There is no doubt in our mind that this bill is highly centralist. It is a sign of a retrograde vision of trade relations between the various regions of the same continent. We are living in an era of trade globalization, of the dissolving of tariff and non tariff barriers, of open markets and not of the heavy, unilateral regulation by order in council of a continental market by a single state like Canada.
More and more, a new competitiveness can be found at the local, regional and provincial levels, which goes against the federal centralizing model. The new regional international model of economic development is an example of the globalization of economies, in which regional economic trade areas are swallowed by the global market.
Fernand Martin, from the department of economic sciences of the Université de Montréal, is unequivocal regarding this regional international reality. He says that local businesses are realizing that they are competing not only with domestic businesses but with all other businesses, and that they no longer benefit from the buffer of national borders.
This new reality on the world market underlies a second economic phenomenon: the role of local economies in the competitiveness of businesses. Regional space takes on a strategic importance. In this context, the intervention of a national state structure is no longer needed. By wanting to give unprecedented powers to the regions, the Government of Quebec fully grasped the new parameters of international trade, something that the government in Ottawa failed to do. NAFTA will decrease the federal government's power to intervene in economic matters even more.

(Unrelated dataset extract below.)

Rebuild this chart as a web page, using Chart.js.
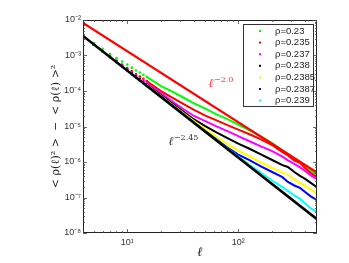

Even now in the area of international trade, agreements such as the GATT prevent Canada to a large extent from imposing tariffs and subsidizing exporters. These international agreements promote globalization of the economy and thus reduce, along with regional economic development, the federal government's control over the national and interprovincial economy.
Globalization of trade was first and foremost the product of the emergence of the multinationals. They initially turned the states toward new economic spaces, such as NAFTA. Today their ability to restructure an economic space is well established. Accordingly, they confer international stature on the cities and regions they locate in. These cities and regions in turn form networks giving rise to decisions and economic policy previously the domain of central states.
The federal government's regulatory authority, in these circumstances, becomes less and less important, and it is clear that clause 9 of Bill C-88 runs contrary to the current course of international trade. This point is all the more relevant, and, once again I quote Fernand Martin: "-since economic development is based on competitive development, which counts on the quality of labour and on the infrastructures and economics of large population centres and urbanization. These levers come under provincial jurisdiction, because health, education and land use planning do".
Thus, in terms of economic development and international competitiveness, membership in a centralized economic union is today, at the dawn of the 21st century, of little importance. However, the same cannot be said when it comes to belonging to a region. Since Trudeau, the traditional federalist vision of the federal Liberals has never gone beyond the level of a strictly nationalist analysis. Like those from the Trudeau school of thought, this liberal government is obsessed by the fact that it is powerless to stop the national economy from being regionalized under the influence of multinationals and the newly created continental trade areas.
It should not be forgotten that as interprovincial trade is increasingly following a north-south axis, Bill C-88, and more specifically clause 9, are nothing more than the reaction of this government without an economic agenda to this phenomenon and, by and large, to the present changes.